Skip the pictures and extract all of the lines exactly as written.

┌─ Information supplied

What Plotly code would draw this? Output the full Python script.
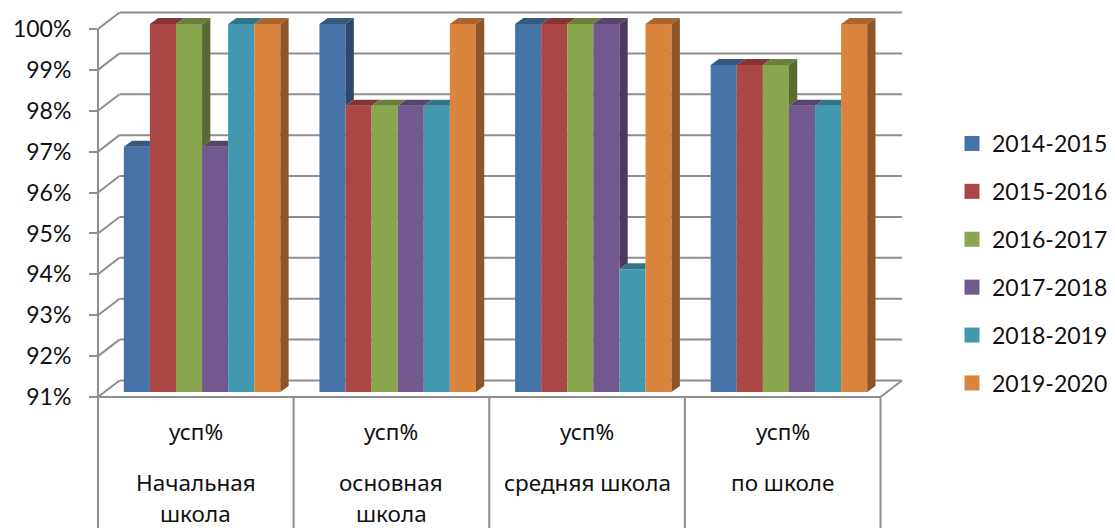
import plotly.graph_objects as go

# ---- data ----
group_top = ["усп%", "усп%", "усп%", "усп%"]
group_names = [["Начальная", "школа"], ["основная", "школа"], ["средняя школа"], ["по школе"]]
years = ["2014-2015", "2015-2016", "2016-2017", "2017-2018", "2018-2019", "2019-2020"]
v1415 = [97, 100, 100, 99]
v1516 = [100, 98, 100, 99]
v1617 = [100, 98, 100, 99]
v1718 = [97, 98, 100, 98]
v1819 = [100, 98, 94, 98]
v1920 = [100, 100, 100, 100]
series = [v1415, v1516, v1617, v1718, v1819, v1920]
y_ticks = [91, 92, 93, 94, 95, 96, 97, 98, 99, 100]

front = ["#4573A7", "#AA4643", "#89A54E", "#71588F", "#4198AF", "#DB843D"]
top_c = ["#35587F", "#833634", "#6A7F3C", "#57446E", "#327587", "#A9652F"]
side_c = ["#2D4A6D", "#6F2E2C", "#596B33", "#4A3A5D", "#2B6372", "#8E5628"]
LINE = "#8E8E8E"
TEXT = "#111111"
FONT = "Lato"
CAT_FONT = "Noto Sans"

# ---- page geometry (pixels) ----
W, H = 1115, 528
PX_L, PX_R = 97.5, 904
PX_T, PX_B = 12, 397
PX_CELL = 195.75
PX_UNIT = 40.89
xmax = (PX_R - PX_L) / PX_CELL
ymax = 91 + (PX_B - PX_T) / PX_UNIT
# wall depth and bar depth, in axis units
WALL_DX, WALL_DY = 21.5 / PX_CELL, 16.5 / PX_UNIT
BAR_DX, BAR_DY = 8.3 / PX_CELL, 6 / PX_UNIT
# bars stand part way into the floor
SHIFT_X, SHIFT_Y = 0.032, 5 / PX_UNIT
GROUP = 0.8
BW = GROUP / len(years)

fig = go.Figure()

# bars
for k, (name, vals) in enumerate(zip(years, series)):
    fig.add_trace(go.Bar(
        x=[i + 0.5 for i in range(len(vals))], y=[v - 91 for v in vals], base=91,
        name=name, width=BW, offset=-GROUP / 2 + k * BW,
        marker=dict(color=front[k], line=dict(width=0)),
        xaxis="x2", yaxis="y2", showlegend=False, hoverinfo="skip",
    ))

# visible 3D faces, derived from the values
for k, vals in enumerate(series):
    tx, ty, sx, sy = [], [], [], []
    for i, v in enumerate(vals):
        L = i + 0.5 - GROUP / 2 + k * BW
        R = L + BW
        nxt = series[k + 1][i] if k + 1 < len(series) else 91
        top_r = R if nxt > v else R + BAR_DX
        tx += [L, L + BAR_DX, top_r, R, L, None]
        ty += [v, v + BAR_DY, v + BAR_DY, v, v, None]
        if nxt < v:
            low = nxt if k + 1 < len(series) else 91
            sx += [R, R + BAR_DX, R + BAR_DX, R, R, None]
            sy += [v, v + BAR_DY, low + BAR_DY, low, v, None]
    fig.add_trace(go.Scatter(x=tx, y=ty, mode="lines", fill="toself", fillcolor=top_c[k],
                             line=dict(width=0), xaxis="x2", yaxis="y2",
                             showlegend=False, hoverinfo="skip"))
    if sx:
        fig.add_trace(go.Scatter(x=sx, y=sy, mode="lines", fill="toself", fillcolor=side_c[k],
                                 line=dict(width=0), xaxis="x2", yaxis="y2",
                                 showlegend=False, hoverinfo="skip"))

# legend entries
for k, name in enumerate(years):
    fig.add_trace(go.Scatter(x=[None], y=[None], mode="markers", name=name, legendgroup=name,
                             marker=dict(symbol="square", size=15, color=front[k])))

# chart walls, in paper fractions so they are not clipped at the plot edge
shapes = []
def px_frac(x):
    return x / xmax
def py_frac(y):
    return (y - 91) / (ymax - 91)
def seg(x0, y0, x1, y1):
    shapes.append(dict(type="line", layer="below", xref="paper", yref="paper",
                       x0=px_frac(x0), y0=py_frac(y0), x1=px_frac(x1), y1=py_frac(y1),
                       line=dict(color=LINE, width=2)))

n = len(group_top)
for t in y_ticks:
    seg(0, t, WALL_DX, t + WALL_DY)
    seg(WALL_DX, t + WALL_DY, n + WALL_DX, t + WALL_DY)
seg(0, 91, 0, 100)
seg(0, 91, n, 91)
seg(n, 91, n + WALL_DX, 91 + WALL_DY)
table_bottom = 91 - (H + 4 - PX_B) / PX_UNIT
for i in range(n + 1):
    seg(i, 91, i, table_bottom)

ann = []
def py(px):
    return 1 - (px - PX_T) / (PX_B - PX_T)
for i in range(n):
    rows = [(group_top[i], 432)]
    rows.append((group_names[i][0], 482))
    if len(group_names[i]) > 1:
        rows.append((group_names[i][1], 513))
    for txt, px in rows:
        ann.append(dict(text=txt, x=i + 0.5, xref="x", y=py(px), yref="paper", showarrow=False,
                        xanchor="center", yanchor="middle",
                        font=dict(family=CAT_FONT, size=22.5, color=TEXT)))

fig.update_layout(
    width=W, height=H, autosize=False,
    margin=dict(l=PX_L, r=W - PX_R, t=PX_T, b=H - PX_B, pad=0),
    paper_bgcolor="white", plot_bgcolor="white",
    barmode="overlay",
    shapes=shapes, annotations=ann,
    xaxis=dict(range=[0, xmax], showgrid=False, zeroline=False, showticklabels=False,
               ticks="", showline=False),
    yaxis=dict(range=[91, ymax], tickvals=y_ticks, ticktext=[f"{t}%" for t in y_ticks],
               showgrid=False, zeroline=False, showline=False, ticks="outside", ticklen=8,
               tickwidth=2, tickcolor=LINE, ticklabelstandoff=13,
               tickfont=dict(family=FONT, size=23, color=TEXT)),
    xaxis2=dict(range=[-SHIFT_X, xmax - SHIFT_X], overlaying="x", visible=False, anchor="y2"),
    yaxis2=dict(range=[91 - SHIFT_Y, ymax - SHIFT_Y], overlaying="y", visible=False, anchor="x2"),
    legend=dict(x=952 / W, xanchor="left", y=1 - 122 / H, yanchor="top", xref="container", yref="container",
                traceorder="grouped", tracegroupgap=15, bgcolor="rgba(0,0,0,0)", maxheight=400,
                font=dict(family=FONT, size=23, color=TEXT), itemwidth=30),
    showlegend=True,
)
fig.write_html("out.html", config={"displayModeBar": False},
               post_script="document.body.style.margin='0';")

└─

--- Exercise result ---
What Plotly code would draw this? Output the full Python script.
import plotly.graph_objects as go

# ---- data ----
group_top = ["усп%", "усп%", "усп%", "усп%"]
group_names = [["Начальная", "школа"], ["основная", "школа"], ["средняя школа"], ["по школе"]]
years = ["2014-2015", "2015-2016", "2016-2017", "2017-2018", "2018-2019", "2019-2020"]
v1415 = [97, 100, 100, 99]
v1516 = [100, 98, 100, 99]
v1617 = [100, 98, 100, 99]
v1718 = [97, 98, 100, 98]
v1819 = [100, 98, 94, 98]
v1920 = [100, 100, 100, 100]
series = [v1415, v1516, v1617, v1718, v1819, v1920]
y_ticks = [91, 92, 93, 94, 95, 96, 97, 98, 99, 100]

front = ["#4573A7", "#AA4643", "#89A54E", "#71588F", "#4198AF", "#DB843D"]
top_c = ["#35587F", "#833634", "#6A7F3C", "#57446E", "#327587", "#A9652F"]
side_c = ["#2D4A6D", "#6F2E2C", "#596B33", "#4A3A5D", "#2B6372", "#8E5628"]
LINE = "#8E8E8E"
TEXT = "#111111"
FONT = "Lato"
CAT_FONT = "Noto Sans"

# ---- page geometry (pixels) ----
W, H = 1115, 528
PX_L, PX_R = 97.5, 904
PX_T, PX_B = 12, 397
PX_CELL = 195.75
PX_UNIT = 40.89
xmax = (PX_R - PX_L) / PX_CELL
ymax = 91 + (PX_B - PX_T) / PX_UNIT
# wall depth and bar depth, in axis units
WALL_DX, WALL_DY = 21.5 / PX_CELL, 16.5 / PX_UNIT
BAR_DX, BAR_DY = 8.3 / PX_CELL, 6 / PX_UNIT
# bars stand part way into the floor
SHIFT_X, SHIFT_Y = 0.032, 5 / PX_UNIT
GROUP = 0.8
BW = GROUP / len(years)

fig = go.Figure()

# bars
for k, (name, vals) in enumerate(zip(years, series)):
    fig.add_trace(go.Bar(
        x=[i + 0.5 for i in range(len(vals))], y=[v - 91 for v in vals], base=91,
        name=name, width=BW, offset=-GROUP / 2 + k * BW,
        marker=dict(color=front[k], line=dict(width=0)),
        xaxis="x2", yaxis="y2", showlegend=False, hoverinfo="skip",
    ))

# visible 3D faces, derived from the values
for k, vals in enumerate(series):
    tx, ty, sx, sy = [], [], [], []
    for i, v in enumerate(vals):
        L = i + 0.5 - GROUP / 2 + k * BW
        R = L + BW
        nxt = series[k + 1][i] if k + 1 < len(series) else 91
        top_r = R if nxt > v else R + BAR_DX
        tx += [L, L + BAR_DX, top_r, R, L, None]
        ty += [v, v + BAR_DY, v + BAR_DY, v, v, None]
        if nxt < v:
            low = nxt if k + 1 < len(series) else 91
            sx += [R, R + BAR_DX, R + BAR_DX, R, R, None]
            sy += [v, v + BAR_DY, low + BAR_DY, low, v, None]
    fig.add_trace(go.Scatter(x=tx, y=ty, mode="lines", fill="toself", fillcolor=top_c[k],
                             line=dict(width=0), xaxis="x2", yaxis="y2",
                             showlegend=False, hoverinfo="skip"))
    if sx:
        fig.add_trace(go.Scatter(x=sx, y=sy, mode="lines", fill="toself", fillcolor=side_c[k],
                                 line=dict(width=0), xaxis="x2", yaxis="y2",
                                 showlegend=False, hoverinfo="skip"))

# legend entries
for k, name in enumerate(years):
    fig.add_trace(go.Scatter(x=[None], y=[None], mode="markers", name=name, legendgroup=name,
                             marker=dict(symbol="square", size=15, color=front[k])))

# chart walls, in paper fractions so they are not clipped at the plot edge
shapes = []
def px_frac(x):
    return x / xmax
def py_frac(y):
    return (y - 91) / (ymax - 91)
def seg(x0, y0, x1, y1):
    shapes.append(dict(type="line", layer="below", xref="paper", yref="paper",
                       x0=px_frac(x0), y0=py_frac(y0), x1=px_frac(x1), y1=py_frac(y1),
                       line=dict(color=LINE, width=2)))

n = len(group_top)
for t in y_ticks:
    seg(0, t, WALL_DX, t + WALL_DY)
    seg(WALL_DX, t + WALL_DY, n + WALL_DX, t + WALL_DY)
seg(0, 91, 0, 100)
seg(0, 91, n, 91)
seg(n, 91, n + WALL_DX, 91 + WALL_DY)
table_bottom = 91 - (H + 4 - PX_B) / PX_UNIT
for i in range(n + 1):
    seg(i, 91, i, table_bottom)

ann = []
def py(px):
    return 1 - (px - PX_T) / (PX_B - PX_T)
for i in range(n):
    rows = [(group_top[i], 432)]
    rows.append((group_names[i][0], 482))
    if len(group_names[i]) > 1:
        rows.append((group_names[i][1], 513))
    for txt, px in rows:
        ann.append(dict(text=txt, x=i + 0.5, xref="x", y=py(px), yref="paper", showarrow=False,
                        xanchor="center", yanchor="middle",
                        font=dict(family=CAT_FONT, size=22.5, color=TEXT)))

fig.update_layout(
    width=W, height=H, autosize=False,
    margin=dict(l=PX_L, r=W - PX_R, t=PX_T, b=H - PX_B, pad=0),
    paper_bgcolor="white", plot_bgcolor="white",
    barmode="overlay",
    shapes=shapes, annotations=ann,
    xaxis=dict(range=[0, xmax], showgrid=False, zeroline=False, showticklabels=False,
               ticks="", showline=False),
    yaxis=dict(range=[91, ymax], tickvals=y_ticks, ticktext=[f"{t}%" for t in y_ticks],
               showgrid=False, zeroline=False, showline=False, ticks="outside", ticklen=8,
               tickwidth=2, tickcolor=LINE, ticklabelstandoff=13,
               tickfont=dict(family=FONT, size=23, color=TEXT)),
    xaxis2=dict(range=[-SHIFT_X, xmax - SHIFT_X], overlaying="x", visible=False, anchor="y2"),
    yaxis2=dict(range=[91 - SHIFT_Y, ymax - SHIFT_Y], overlaying="y", visible=False, anchor="x2"),
    legend=dict(x=952 / W, xanchor="left", y=1 - 122 / H, yanchor="top", xref="container", yref="container",
                traceorder="grouped", tracegroupgap=15, bgcolor="rgba(0,0,0,0)", maxheight=400,
                font=dict(family=FONT, size=23, color=TEXT), itemwidth=30),
    showlegend=True,
)
fig.write_html("out.html", config={"displayModeBar": False},
               post_script="document.body.style.margin='0';")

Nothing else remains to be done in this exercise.